- Directed by: Herbert Selpin
- Written by: Jean de Letraz (play) Suzanne Desty (play) Roger Blum (play) Georg C. Klaren Heinz Goldberg
- Starring: Charlotte Ander Hans Adalbert Schlettow Walter Steinbeck
- Cinematography: Carl Drews
- Music by: Ralph Benatzky
- Production company: Excelsior-Film
- Distributed by: Standard-Filmverleih
- Release date: 15 January 1932;
- Running time: 88 minutes
- Country: Germany
- Language: German

= Chauffeur Antoinette =

1932 film

Chauffeur Antoinette is a 1932 German comedy film directed by Herbert Selpin and starring Charlotte Ander, Hans Adalbert Schlettow and Walter Steinbeck. It was shot at the Johannisthal Studios in Berlin. The film's sets were designed by the art director Erich Czerwonski. A British remake The Love Contract was produced the same year and a French version Antoinette was also released.

==Synopsis==
Antoinette, a wealthy young widow, runs into financial difficulties after investing in the stock markets and is forced to sell her villa and car.
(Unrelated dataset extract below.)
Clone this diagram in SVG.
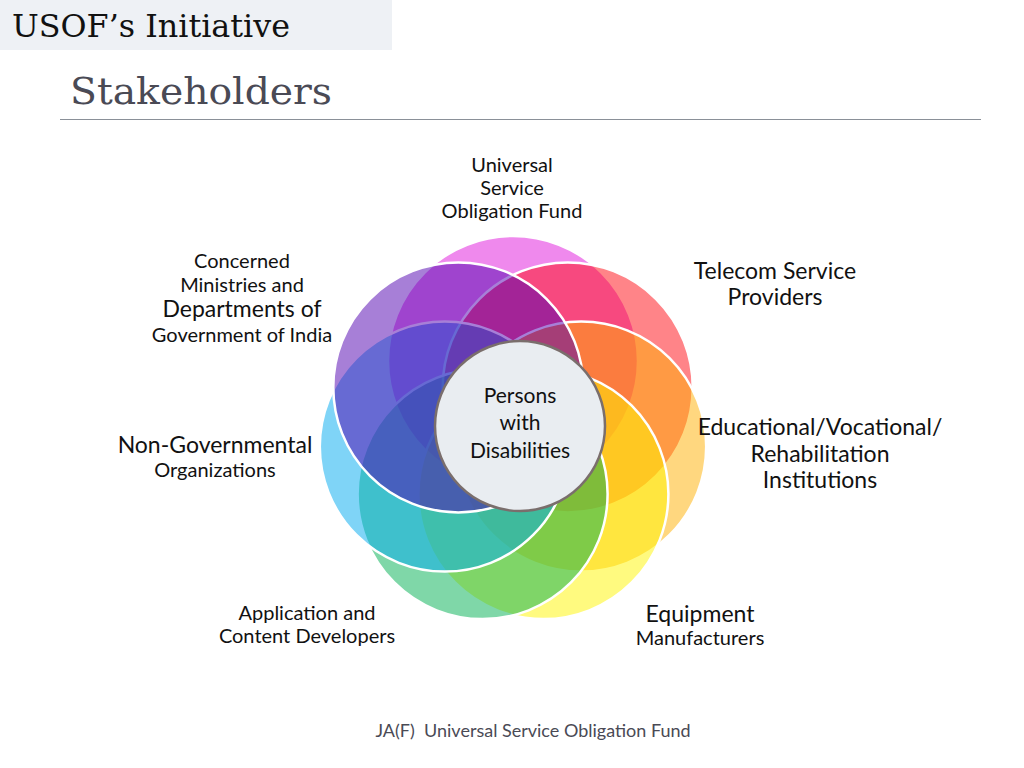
<svg xmlns="http://www.w3.org/2000/svg" width="1024" height="768" viewBox="0 0 1024 768">
<style>
.petal{stroke:#FFFFFF;stroke-width:2.5;fill-opacity:0.5}
.lbl{font-family:Lato,"Open Sans","DejaVu Sans",sans-serif;fill:#111111;text-anchor:middle}
.s20{font-size:20px}
.s22{font-size:23px}
</style>
<rect x="0" y="0" width="392" height="50" fill="#EEF1F5"/>
<text x="12" y="37" font-family="'DejaVu Serif','Liberation Serif',serif" font-size="31" fill="#111111" textLength="278" lengthAdjust="spacingAndGlyphs">USOF’s Initiative</text>
<text x="70" y="104" font-family="'DejaVu Serif','Liberation Serif',serif" font-size="37" fill="#4A4A55" textLength="262" lengthAdjust="spacingAndGlyphs">Stakeholders</text>
<line x1="60" y1="119.5" x2="981" y2="119.5" stroke="#8A9098" stroke-width="1.2"/>

<g id="connectors"/>

<g id="node-usof">
<circle class="petal" cx="513" cy="361" r="125" fill="#E014DC"/>
<text class="lbl s20" x="512"><tspan x="512" y="172">Universal</tspan><tspan x="512" y="195">Service</tspan><tspan x="512" y="218">Obligation Fund</tspan></text>
</g>
<g id="node-telecom">
<circle class="petal" cx="567.7" cy="387.4" r="125" fill="#FF0A12"/>
<text class="lbl s22"><tspan x="775" y="279">Telecom Service</tspan><tspan x="775" y="305">Providers</tspan></text>
</g>
<g id="node-educational">
<circle class="petal" cx="581.2" cy="446.6" r="125" fill="#FFB000"/>
<text class="lbl s22"><tspan x="820" y="435">Educational/Vocational/</tspan><tspan x="820" y="462">Rehabilitation</tspan><tspan x="820" y="488">Institutions</tspan></text>
</g>
<g id="node-equipment">
<circle class="petal" cx="543.4" cy="494.1" r="125" fill="#FFF500"/>
<text class="lbl"><tspan class="s22" x="700" y="622">Equipment</tspan><tspan class="s20" x="700" y="645">Manufacturers</tspan></text>
</g>
<g id="node-developers">
<circle class="petal" cx="482.6" cy="494.1" r="125" fill="#00B052"/>
<text class="lbl s20"><tspan x="307" y="620">Application and</tspan><tspan x="307" y="643">Content Developers</tspan></text>
</g>
<g id="node-ngo">
<circle class="petal" cx="444.8" cy="446.6" r="125" fill="#00A9F0"/>
<text class="lbl"><tspan class="s22" x="215" y="453">Non-Governmental</tspan><tspan class="s20" x="215" y="477">Organizations</tspan></text>
</g>
<g id="node-ministries">
<circle class="petal" cx="458.3" cy="387.4" r="125" fill="#5000B0"/>
<text class="lbl"><tspan class="s20" x="242" y="268">Concerned</tspan><tspan class="s20" x="242" y="292">Ministries and</tspan><tspan class="s22" x="242" y="317">Departments of</tspan><tspan class="s20" x="242" y="342">Government of India</tspan></text>
</g>
<g id="node-pwd">
<circle cx="520" cy="426" r="85" fill="#E9EDF1" stroke="#7A6E6C" stroke-width="2.5"/>
<text class="lbl" font-size="21"><tspan x="520" y="403">Persons</tspan><tspan x="520" y="430">with</tspan><tspan x="520" y="458">Disabilities</tspan></text>
</g>

<text x="533" y="737" font-family="Lato,'Open Sans','DejaVu Sans',sans-serif" font-size="18" fill="#4A4A55" text-anchor="middle" xml:space="preserve">JA(F)  Universal Service Obligation Fund</text>
</svg>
By chance she encounters William P. Harrison, the speculator responsible for her losses who is now the owner of her house. After she helps fix his car, he offers her a bet. If she can work as his chauffeur for three months without any problems, he will restore her lost fortune to her. In spite of him trying to make things as difficult as possible for her, the two gradually fall in love.

==Cast==
- Charlotte Ander as Antoinette Peterson
- Hans Adalbert Schlettow as William P. Harrison
- Walter Steinbeck as Dr. Lothar Sauvage
- Georgia Lind as Stephanie, seine Frau
- Ludwig Stössel as Baron Kiesel
- Julius Falkenstein as Hadrian
- Elza Temary
- Harry Halm
- Ernst Behmer
- Bertold Reissig
- Charles Willy Kayser
- Fritz Karchow

==Bibliography==
- Klaus, Ulrich J. Deutsche Tonfilme: Jahrgang 1932. Klaus-Archiv, 1988.
- Wright, Adrian. Cheer Up!: British Musical Films 1929-1945. The Boydell Press, 2020.